Dott. Lett. Pavia; MA Kent, DPhil Oxon – Professor in Italian and the Visual Arts at Royal Holloway University of London and Head of the School of Modern Languages, Literatures and Cultures. She is the Principal Investigator for the project Interdisciplinary Italy 1900-2020: interart/intermedia. She has published widely on 19th and 20th century visual culture, cultural history and popular literature. Her research interests are firmly in the area of comparative and interdisciplinary studies, especially the intersection of the verbal and the visual, and the role of Italian visual culture in the construction of Italian identity both in Italy and abroad. Recent volumes include The Cult of the Duce. Mussolini and the Italians from 1914 to the Present (2013, with S. Gundle and C. Duggan), and Italian Crime Fiction (2011). You can see her discuss the work of contemporary Italian crime writers in the BBC Four documentary film Italian noir.

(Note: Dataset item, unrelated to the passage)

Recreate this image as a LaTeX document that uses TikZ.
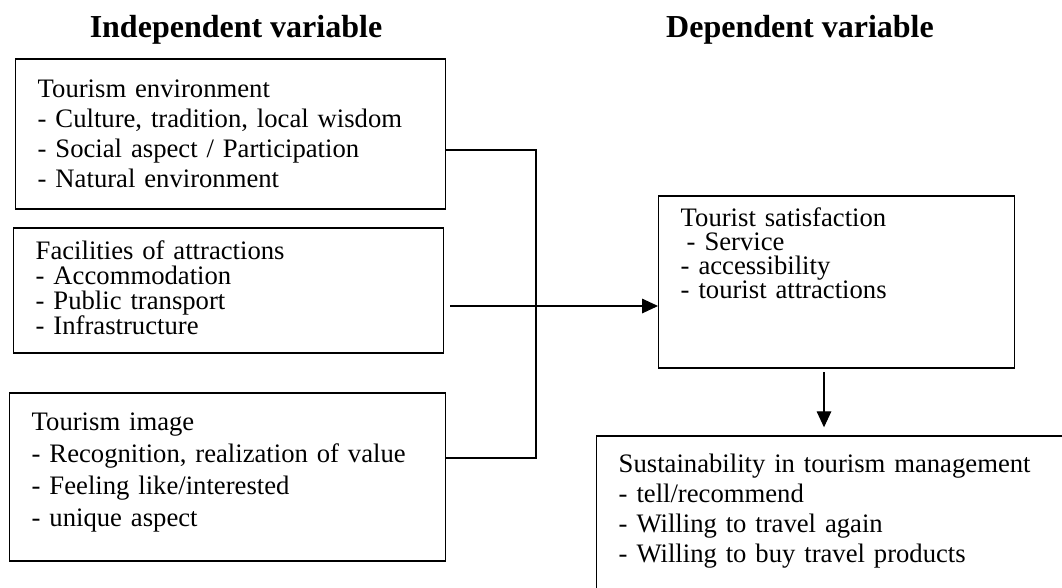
\documentclass[tikz,border=0pt]{standalone}
\usepackage{fontspec}
\setmainfont{Liberation Serif}
\usetikzlibrary{arrows.meta}

\tikzset{
  varbox/.style={draw, line width=1.1pt, anchor=base west, align=left, inner xsep=16.5pt, inner ysep=0pt},
  heading/.style={anchor=base, font=\fontsize{24}{28}\selectfont\bfseries},
  link/.style={line width=0.8pt},
  flow/.style={link, -{Triangle[length=12pt,width=11pt]}}
}

\begin{document}
\begin{tikzpicture}[x=0.75pt,y=-0.75pt]
\clip (0,0) rectangle (1062,587);
\useasboundingbox (0,0) rectangle (1062,587);

\node[heading] (indep) at (236,37) {Independent variable};
\node[heading] (dep) at (800,37) {Dependent variable};

\node[varbox, text width=289.5pt, text height=28.5pt, text depth=84pt, font=\fontsize{20}{22.5}\selectfont] (env) at (15,97)
  {Tourism environment\\- Culture, tradition, local wisdom\\- Social aspect / Participation\\- Natural environment};
\node[varbox, text width=289.5pt, text height=23.25pt, text depth=70.5pt, font=\fontsize{20}{18.75}\selectfont] (fac) at (13,259)
  {Facilities of attractions\\- Accommodation\\- Public transport\\- Infrastructure};
\node[varbox, text width=294pt, text height=27.75pt, text depth=98.25pt, font=\fontsize{20}{24}\selectfont] (img) at (9,430)
  {Tourism image\\- Recognition, realization of value\\- Feeling like/interested\\- unique aspect};
\node[varbox, text width=234pt, text height=22.5pt, text depth=106.5pt, font=\fontsize{20}{18}\selectfont] (sat) at (658,226)
  {Tourist satisfaction\\\hspace*{4.5pt}- Service\\- accessibility\\- tourist attractions};
\node[varbox, text width=417pt, text height=27pt, text depth=150pt, font=\fontsize{20}{22.5}\selectfont] (sus) at (596,472)
  {Sustainability in tourism management\\- tell/recommend\\- Willing to travel again\\- Willing to buy travel products};

\coordinate (upper) at (536,150);
\coordinate (lower) at (536,458);
\coordinate (mid) at (450,306);
\coordinate (drop) at (824,372);

\draw[link] (upper -| env.east) -- (upper) -- (lower) -- (lower -| img.east);
\draw[flow] (mid) -- (mid -| sat.west);
\draw[flow, shorten >=6pt] (drop) -- (drop |- sus.north);

\end{tikzpicture}
\end{document}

In 2010 she co-curated the exhibition Against Mussolini. Art and the Fall of a Dictator (London, Estorick Collection of Modern Italian Art) as part of the AHRC funded research grant The Cult of the Duce (www.mussolinicult.com). She is on the editorial board of Italian Studies (Cultural Studies issue), general series editor of European Crime Fictions and Studies in Visual Culture (University of Wales Press, Cardiff) and is a member of the executive committee of the Society of Italian Studies. In 2014-15 she was the recipient of the HARC Fellowship with a project entitled Making Space for Art, sponsored by the Humanities and Arts Research Centre at Royal Holloway. Pieri’s contribution to Interdisciplinary Italy 1900-2020: Interart/Intermedia focuses on Italian Modernism and the intersection between design (pre- and postwar) and Italian culture as part of the project’s collaboration with our partner, the Estorick Collection of Modern Italian Art.